Reactive oxygen species contribute to cell killing and p-glycoprotein downregulation by salvicine in multidrug resistant K562/A02 cells

Abstract

Salvicine, a novel diterpenoid quinone compound, displays potent antitumor activities in vitro and in vivo, which is under Phase II clinical trials for cancer therapy. Our previous studies have shown that salvicine effectively kills multidrug-resistant (MDR) cells and down-regulates mdr-1 and P-glycoprotein (P-gp) levels by activation of transcription factor c-Jun in MDR K562/A02 cells. Recent studies have further demonstrated that salvicine-formed reactive oxygen species (ROS) contribute to its induction of cytotoxicity, DNA double strand breaks and apoptosis. In this study, we showed that salvicine induced equal ROS generation and glutathione depletion in both sensitive K562 and MDR K562/A02 cells. Pre-incubation with thiol antioxidants glutathione or N-acetyl-cysteine (NAC, precursor of intracellular glutathione) almost abolished the cytotoxicity of salvicine, which also could be attenuated by the H2O2-specific scavenger catalase. Moreover, NAC abrogated salvicine-induced DNA double strand breaks and apoptosis. Notably, both H2O2 and vitamin C potentiated the cytotoxicity and apoptotic induction of salvicine in parental K562 and MDR K562/A02 cells, and catalase could remove such potentiation.
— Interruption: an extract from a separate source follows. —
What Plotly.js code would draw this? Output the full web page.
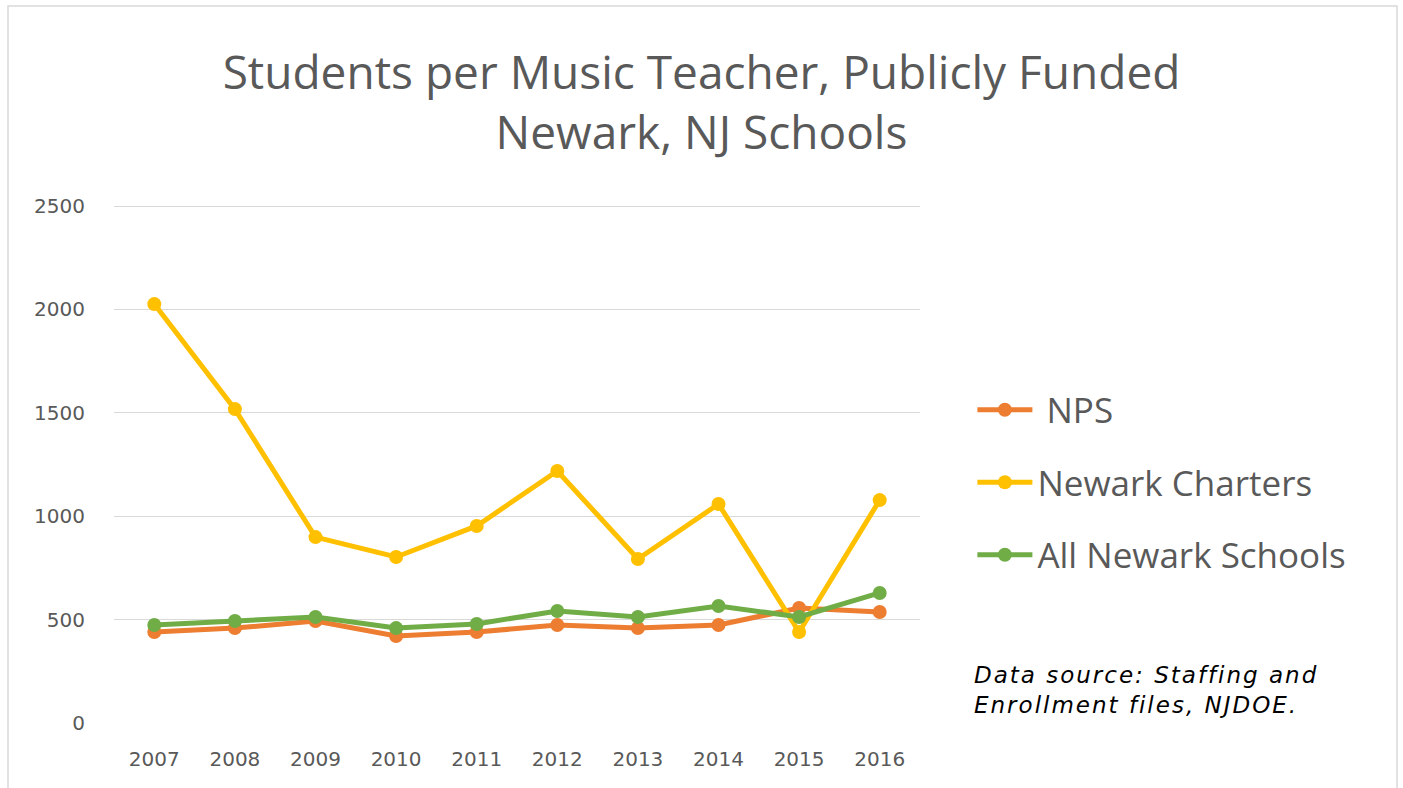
<!DOCTYPE html>
<html>
<head>
<meta charset="utf-8">
<script src="https://cdn.plot.ly/plotly-3.0.1.min.js"></script>
<style>
  html, body { margin: 0; padding: 0; background: #ffffff; }
  #chart { width: 1403px; height: 788px; }
  .annotation-text { letter-spacing: 2px; }
</style>
</head>
<body>
<div id="chart"></div>
<script>
const years = ['2007','2008','2009','2010','2011','2012','2013','2014','2015','2016'];
const npsValues = [440, 459, 493, 421, 440, 474, 459, 474, 556, 537];
const chartersValues = [2026, 1518, 899, 803, 953, 1219, 793, 1059, 440, 1078];
const allValues = [474, 493, 513, 459, 479, 542, 513, 566, 513, 629];
const yTicks = [0, 500, 1000, 1500, 2000, 2500];

const seriesNames = [' NPS', 'Newark Charters', 'All Newark Schools'];
const seriesColors = ['#ED7D31', '#FFC000', '#70AD47'];
const seriesData = [npsValues, chartersValues, allValues];

const traces = seriesData.map((vals, i) => ({
  type: 'scatter',
  mode: 'lines+markers',
  x: years,
  y: vals,
  name: seriesNames[i],
  legendgroup: 'g' + i,
  line: { color: seriesColors[i], width: 5 },
  marker: { color: seriesColors[i], size: 14 },
  hoverinfo: 'x+y+name'
}));

const layout = {
  width: 1403,
  height: 788,
  paper_bgcolor: '#ffffff',
  plot_bgcolor: '#ffffff',
  margin: { l: 114, r: 483, t: 204, b: 65 },
  title: {
    text: 'Students per Music Teacher, Publicly Funded<br>Newark, NJ Schools',
    font: { family: 'Open Sans, sans-serif', size: 46, color: '#595959' },
    x: 0.5, xref: 'container', xanchor: 'center',
    y: 0.887, yref: 'container', yanchor: 'middle'
  },
  xaxis: {
    type: 'category',
    range: [-0.5, 9.5],
    showgrid: false,
    showline: false,
    zeroline: false,
    ticks: '',
    ticklabelstandoff: 22,
    tickfont: { family: 'DejaVu Sans, sans-serif', size: 20, color: '#595959' }
  },
  yaxis: {
    range: [0, 2510],
    tickvals: yTicks,
    ticktext: yTicks.map(String),
    showgrid: true,
    gridcolor: '#d9d9d9',
    gridwidth: 1,
    zeroline: false,
    showline: false,
    ticks: '',
    ticklabelstandoff: 28,
    tickfont: { family: 'DejaVu Sans, sans-serif', size: 20, color: '#595959' }
  },
  legend: {
    x: 1.065, xanchor: 'left',
    y: 0.66, yanchor: 'top',
    font: { family: 'Open Sans, sans-serif', size: 35, color: '#595959' },
    tracegroupgap: 24,
    itemwidth: 55,
    bgcolor: 'rgba(0,0,0,0)'
  },
  showlegend: true,
  annotations: [{
    xref: 'paper', yref: 'paper',
    x: 1.065, xanchor: 'left',
    y: 0.064, yanchor: 'middle',
    align: 'left',
    showarrow: false,
    text: 'Data source: Staffing and<br>Enrollment files, NJDOE.',
    font: { family: 'DejaVu Sans, sans-serif', size: 23, color: '#000000', style: 'italic' }
  }],
  shapes: [{
    type: 'rect', xref: 'paper', yref: 'paper',
    x0: -0.1315, x1: 1.5918, y0: -0.16, y1: 1.3815,
    line: { color: '#d9d9d9', width: 1.5 },
    fillcolor: 'rgba(0,0,0,0)',
    layer: 'below'
  }]
};

Plotly.newPlot('chart', traces, layout, { displayModeBar: false, responsive: false });
</script>
</body>
</html>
Furthermore, pretreatment of K562/A02 cells with NAC eliminated P-gp downregulation, JNK phosphorylation and c-Jun activation induced by salvicine. Our data collectively indicate that salvicine-generated ROS contribute to both cell killing and P-gp downregulation in MDR K562/A02 cells, thus extending our prior related studies. This study also opens the possibility of the combination therapy of salvicine and vitamin C in the future.